3D Multi-Drone-Cell Trajectory Design for Efficient IoT Data Collection

Weisen Shi, Junling Li, Nan Cheng, Feng Lyu, Yanpeng Dai, Haibo Zhou, Xuemin, Shen

Drone cell (DC) is an emerging technique to offer flexible and cost-effective wireless connections to collect Internet-of-things (IoT) data in uncovered areas of terrestrial networks. The flying trajectory of DC significantly impacts the data collection performance. However, designing the trajectory is a challenging issue due to the complicated 3D mobility of DC, unique DC-to-ground (D2G) channel features, limited DC-to-BS (D2B) backhaul link quality, etc. In this paper, we propose a 3D DC trajectory design for the DC-assisted IoT data collection where multiple DCs periodically fly over IoT devices and relay the IoT data to the base stations (BSs). The trajectory design is formulated as a mixed integer non-linear programming (MINLP) problem to minimize the average user-to-DC (U2D) pathloss, considering the state-of-the-art practical D2G channel model. We decouple the MINLP problem into multiple quasi-convex or integer linear programming (ILP) sub-problems, which optimizes the user association, user scheduling, horizontal trajectories and DC flying altitudes of DCs, respectively.
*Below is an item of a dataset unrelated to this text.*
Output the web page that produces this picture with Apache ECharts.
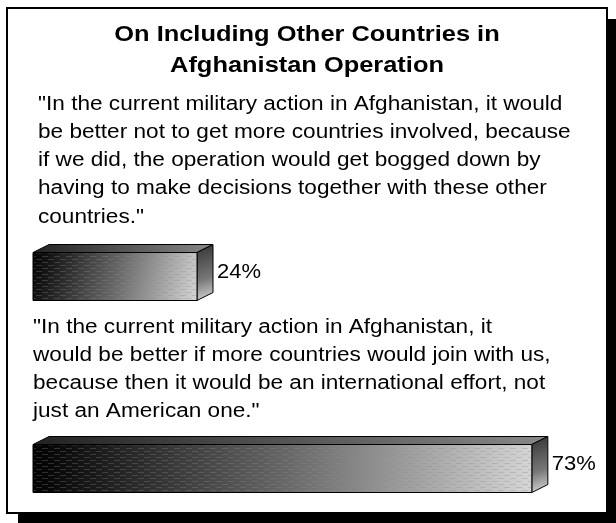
<!DOCTYPE html>
<html>
<head>
<meta charset="utf-8">
<script src="https://cdn.jsdelivr.net/npm/echarts@6/dist/echarts.min.js"></script>
<style>
  html, body { margin: 0; padding: 0; background: #fff; }
  #chart { width: 616px; height: 523px; }
</style>
</head>
<body>
<div id="chart"></div>
<script>
// Survey responses: share agreeing with each statement
const categories = ['Not more countries', 'More countries join'];
const values = [24, 73];
const titleLines = ['On Including Other Countries in', 'Afghanistan Operation'];
const quoteOne = [
  '"In the current military action in Afghanistan, it would',
  'be better not to get more countries involved, because',
  'if we did, the operation would get bogged down by',
  'having to make decisions together with these other',
  'countries."'
];
const quoteTwo = [
  '"In the current military action in Afghanistan, it',
  'would be better if more countries would join with us,',
  'because then it would be an international effort, not',
  'just an American one."'
];

const FONT = 'Liberation Sans, Arial, sans-serif';
const WIDE = 1.13; // horizontal stretch of the lettering

// small tile of faint dashes laid over the bar fronts
function dashTile() {
  const c = document.createElement('canvas');
  c.width = 12; c.height = 6;
  const g = c.getContext('2d');
  g.fillStyle = 'rgba(140,140,140,0.3)';
  g.fillRect(0, 1, 6, 1);
  g.fillRect(6, 4, 6, 1);
  return c;
}
const tile = dashTile();

const chart = echarts.init(document.getElementById('chart'), null, { renderer: 'canvas' });

function textLines(lines, x, y0, step, opts, sx) {
  return lines.map((t, i) => ({
    type: 'text',
    x: x,
    y: y0 + i * step,
    scaleX: sx || WIDE,
    z: 10,
    style: Object.assign({
      text: t,
      fill: '#000',
      font: '20px ' + FONT,
      verticalAlign: 'middle',
      align: 'left'
    }, opts || {})
  }));
}

const graphics = [
  // drop shadow behind the frame
  { type: 'rect', shape: { x: 18, y: 19, width: 598, height: 504 }, style: { fill: '#000' }, z: 0 },
  // framed panel
  { type: 'rect', shape: { x: 7, y: 8, width: 600, height: 505 }, style: { fill: '#fff', stroke: '#000', lineWidth: 2 }, z: 1 }
]
  .concat(textLines(titleLines, 307, 35, 31, { font: 'bold 22px ' + FONT, align: 'center' }, 1.155))
  .concat(textLines(quoteOne, 38, 104, 28.3))
  .concat(textLines(quoteTwo, 33, 327, 28.2));

function renderBar(params, api) {
  const idx = api.value(0);
  const val = api.value(1);
  const p0 = api.coord([0, idx]);
  const p1 = api.coord([val, idx]);
  const h = 48, dx = 16, dy = 8;
  const x0 = p0[0], x1 = p1[0];
  const top = p0[1] - h / 2, bot = p0[1] + h / 2;
  const outline = { stroke: '#000', lineWidth: 1 };
  return {
    type: 'group',
    children: [
      {
        type: 'polygon',
        shape: { points: [[x0, top], [x0 + dx, top - dy], [x1 + dx, top - dy], [x1, top]] },
        style: Object.assign({
          fill: new echarts.graphic.LinearGradient(0, 0, 1, 0, [
            { offset: 0, color: '#222' }, { offset: 1, color: '#888' }
          ])
        }, outline)
      },
      {
        type: 'polygon',
        shape: { points: [[x1, top], [x1 + dx, top - dy], [x1 + dx, bot - dy], [x1, bot]] },
        style: Object.assign({
          fill: new echarts.graphic.LinearGradient(0, 0, 1, 1, [
            { offset: 0, color: '#333' }, { offset: 0.6, color: '#777' }, { offset: 1, color: '#ddd' }
          ])
        }, outline)
      },
      {
        type: 'rect',
        shape: { x: x0, y: top, width: x1 - x0, height: h },
        style: Object.assign({
          fill: new echarts.graphic.LinearGradient(0, 0, 1, 1, [
            { offset: 0, color: '#000' }, { offset: 0.5, color: '#666' }, { offset: 1, color: '#d6d6d6' }
          ], false)
        }, outline)
      },
      {
        type: 'rect',
        shape: { x: x0 + 1, y: top + 1, width: x1 - x0 - 2, height: h - 2 },
        style: { fill: { image: tile, repeat: 'repeat' } }
      },
      {
        type: 'text',
        x: x1 + dx + 4,
        y: p0[1] - 4,
        scaleX: 1.1,
        style: { text: val + '%', font: '20px ' + FONT, fill: '#000', verticalAlign: 'middle' }
      }
    ]
  };
}

chart.setOption({
  animation: false,
  grid: { left: 33, top: 84.5, width: 164 / 24 * 80, height: 384 },
  xAxis: { type: 'value', min: 0, max: 80, show: false },
  yAxis: { type: 'value', min: -1, max: 1, inverse: true, show: false },
  graphic: graphics,
  series: [{
    type: 'custom',
    z: 5,
    renderItem: renderBar,
    encode: { x: 1, y: 0 },
    data: values.map((v, i) => [i, v])
  }]
});
</script>
</body>
</html>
Then, a 3D multi-DC trajectory design algorithm is developed to solve the MINLP problem, in which the sub-problems are optimized iteratively through the block coordinate descent (BCD) method. Compared with the static DC deployment, the proposed trajectory design can lower the average U2D pathloss by 10-15 dB, and reduce the standard deviation of U2D pathloss by 56%, which indicates the improvements in both link quality and user fairness.